Tag Archive for: Michael Winterbottom

The Face of an Angel (Michael Winterbottom): first look

07 Sep
September 7, 2014

Instead of a theory of what really transpired in the death of Meredith Kercher, and what role if any was played in that by Amanda Knox, The Face of an Angel comes at us as a deconstruction of how the media represents such a story. But it ends up being something much different, and this viewer finds himself gnawing on tricky questions of how men represent women in life, literature, and cinema, rather than anything about the media’s relationship with its readers and audiences.

Centred on a fictional film director’s journey through hell, purgatory, and heaven, the story structure is explicitly modelled on Dante’s Divine Comedy. By moving the scene of the crime from Perugia to Siena, a connection is made with visual directness to Dante’s own time and environs. The hell sequences include decontextualized scenes of rough sex between the director (a convincingly obsessive Daniel Brühl) and a journalist (a smoothly professional Kate Beckinsale)—enough to make us wonder whether we are looking at an assault—but with no discussion after the fact between the principals. (Leaving one to wonder—you show me a man inflicting pain on a woman during sex, and we’re to understand it’s the man who’s in hell?)

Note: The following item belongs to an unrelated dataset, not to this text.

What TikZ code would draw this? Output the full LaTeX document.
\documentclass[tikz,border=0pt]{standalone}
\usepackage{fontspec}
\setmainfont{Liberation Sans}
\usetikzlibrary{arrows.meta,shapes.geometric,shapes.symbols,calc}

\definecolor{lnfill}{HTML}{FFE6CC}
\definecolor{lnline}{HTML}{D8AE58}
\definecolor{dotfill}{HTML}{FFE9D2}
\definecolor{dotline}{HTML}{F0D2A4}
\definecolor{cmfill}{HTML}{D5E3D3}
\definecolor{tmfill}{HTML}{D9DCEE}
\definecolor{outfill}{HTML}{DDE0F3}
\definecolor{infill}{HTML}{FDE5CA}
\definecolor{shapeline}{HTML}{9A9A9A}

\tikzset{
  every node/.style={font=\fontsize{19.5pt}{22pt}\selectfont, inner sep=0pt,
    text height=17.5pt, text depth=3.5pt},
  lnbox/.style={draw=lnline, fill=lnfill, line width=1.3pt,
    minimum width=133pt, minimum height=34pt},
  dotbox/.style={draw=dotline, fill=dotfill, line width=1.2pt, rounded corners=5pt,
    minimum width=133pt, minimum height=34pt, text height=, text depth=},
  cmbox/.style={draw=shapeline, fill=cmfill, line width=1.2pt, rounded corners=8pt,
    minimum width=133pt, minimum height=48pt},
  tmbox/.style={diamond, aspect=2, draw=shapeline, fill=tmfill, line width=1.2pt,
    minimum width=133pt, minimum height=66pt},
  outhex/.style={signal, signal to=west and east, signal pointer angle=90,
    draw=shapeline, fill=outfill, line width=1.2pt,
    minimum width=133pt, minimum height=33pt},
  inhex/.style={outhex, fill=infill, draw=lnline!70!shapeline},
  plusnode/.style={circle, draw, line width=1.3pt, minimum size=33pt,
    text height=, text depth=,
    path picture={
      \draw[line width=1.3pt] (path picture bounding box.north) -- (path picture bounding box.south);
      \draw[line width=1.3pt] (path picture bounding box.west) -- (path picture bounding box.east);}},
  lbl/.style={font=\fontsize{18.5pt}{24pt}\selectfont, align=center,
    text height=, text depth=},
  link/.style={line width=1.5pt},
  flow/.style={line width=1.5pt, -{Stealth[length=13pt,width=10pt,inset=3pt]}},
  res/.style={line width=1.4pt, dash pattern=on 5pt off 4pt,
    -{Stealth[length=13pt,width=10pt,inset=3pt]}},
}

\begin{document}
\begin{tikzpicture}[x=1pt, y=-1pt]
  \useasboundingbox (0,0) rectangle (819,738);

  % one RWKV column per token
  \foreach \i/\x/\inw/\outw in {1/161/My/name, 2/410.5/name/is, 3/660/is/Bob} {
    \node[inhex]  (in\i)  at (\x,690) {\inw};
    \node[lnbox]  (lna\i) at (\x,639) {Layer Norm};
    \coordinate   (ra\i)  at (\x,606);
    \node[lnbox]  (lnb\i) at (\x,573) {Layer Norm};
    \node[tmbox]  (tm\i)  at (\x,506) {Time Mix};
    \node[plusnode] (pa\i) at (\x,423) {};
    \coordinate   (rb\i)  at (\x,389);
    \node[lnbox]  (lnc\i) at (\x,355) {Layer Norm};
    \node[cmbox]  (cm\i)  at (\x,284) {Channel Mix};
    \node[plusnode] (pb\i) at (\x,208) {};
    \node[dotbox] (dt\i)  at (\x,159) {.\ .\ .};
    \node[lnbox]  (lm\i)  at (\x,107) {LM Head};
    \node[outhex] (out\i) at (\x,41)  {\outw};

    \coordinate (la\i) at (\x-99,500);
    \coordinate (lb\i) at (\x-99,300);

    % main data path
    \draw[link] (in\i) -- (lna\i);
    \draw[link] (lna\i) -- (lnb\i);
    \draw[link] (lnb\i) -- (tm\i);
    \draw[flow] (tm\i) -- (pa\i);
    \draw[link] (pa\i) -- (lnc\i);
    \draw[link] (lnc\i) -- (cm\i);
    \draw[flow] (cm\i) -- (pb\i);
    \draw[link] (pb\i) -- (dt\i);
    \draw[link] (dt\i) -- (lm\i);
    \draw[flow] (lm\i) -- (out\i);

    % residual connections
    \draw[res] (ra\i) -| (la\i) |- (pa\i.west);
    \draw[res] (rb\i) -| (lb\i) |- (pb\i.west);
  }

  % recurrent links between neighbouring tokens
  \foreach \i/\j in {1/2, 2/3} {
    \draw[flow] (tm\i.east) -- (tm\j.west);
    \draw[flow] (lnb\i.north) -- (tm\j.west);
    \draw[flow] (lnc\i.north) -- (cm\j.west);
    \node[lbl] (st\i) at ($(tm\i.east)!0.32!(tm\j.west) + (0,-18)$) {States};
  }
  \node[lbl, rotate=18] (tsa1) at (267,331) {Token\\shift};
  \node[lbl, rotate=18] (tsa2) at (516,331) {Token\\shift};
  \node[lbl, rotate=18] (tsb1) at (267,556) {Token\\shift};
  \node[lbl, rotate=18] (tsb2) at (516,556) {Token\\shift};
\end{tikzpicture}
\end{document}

Our director-protagonist’s next would-be Beatrice is a fresh and spontaneous young university student and waitress (Cara Delevingne, brilliant casting move), and it is through a rather more platonic relationship with her that he has a hope of gaining a more central insight into this story of murder.

Winterbottom has given us a film of layered complexity that ultimately argues that the worst thing about the did-she-didn’t-she debate about Amanda Knox is that it has robbed the real-life victim, Meredith Kercher, of central status in the story. But does this side-on approach to the material risk doing the same thing in a different way? I expect that will be the most debated point as people dissect this film.

review: Everyday (Michael Winterbottom)

09 Sep
September 9, 2012

Michael Winterbottom’s Everyday convincingly portrays five years in the life of a working class English family coping with the imprisonment of the husband and father (John Simm). Frequent Winterbottom casting choice Shirley Henderson plays the put-upon wife left alone to take care of four children (authentically played by actual siblings of the Kirk family).

Like its obvious British kitchen-sink-realism forebears, the film relies on strong performances from its professional and amateur cast to create its feeling of authenticity. But in an a twist perhaps unique to this film, in order to present the children aging naturally over five years, Winterbottom went to the trouble of re-assembling his cast annually for two weeks each year. As well, he has filmed domestic scenes with the children in their own home.

This has the expected benefit of unforced naturalism in the performances and realistic passing of time, although the filmmakers likely could not have predicted the degree to which the kids would grow to look perhaps a little too different from their actor-parents.

The other progression in the film is a noticeable improvement in the quality of the digitally-shot images. At the Q&A session after the North American premiere at TIFF yesterday, Winterbottom said that the subtle progression was not simply an accidental matter of better cameras becoming available, but rather was in the filming plan from the beginning. That said, in the earliest conception the intention had been to switch to 35mm film for the final-year sequences, but instead they were able to get a 35mm-like look with an Arriflex digital camera, and thus the entire film was shot digitally on a variety of cameras. Winterbottom says that substantial post-production work was done to make the differently-shot scenes blend together seamlessly, so that the transitions in image quality would not be distractingly obvious.

You might expect from the title that not much happens in this film, and you would be right. There are some painful separations, some moments of conflict and fear with the children, a setback in the father’s release timeline, a spot of marital infidelity. But what the film lacks in narrative interest it more than supplies in depth of feeling. This is a film that does exactly what it says on the tin, with perfectly subtle execution.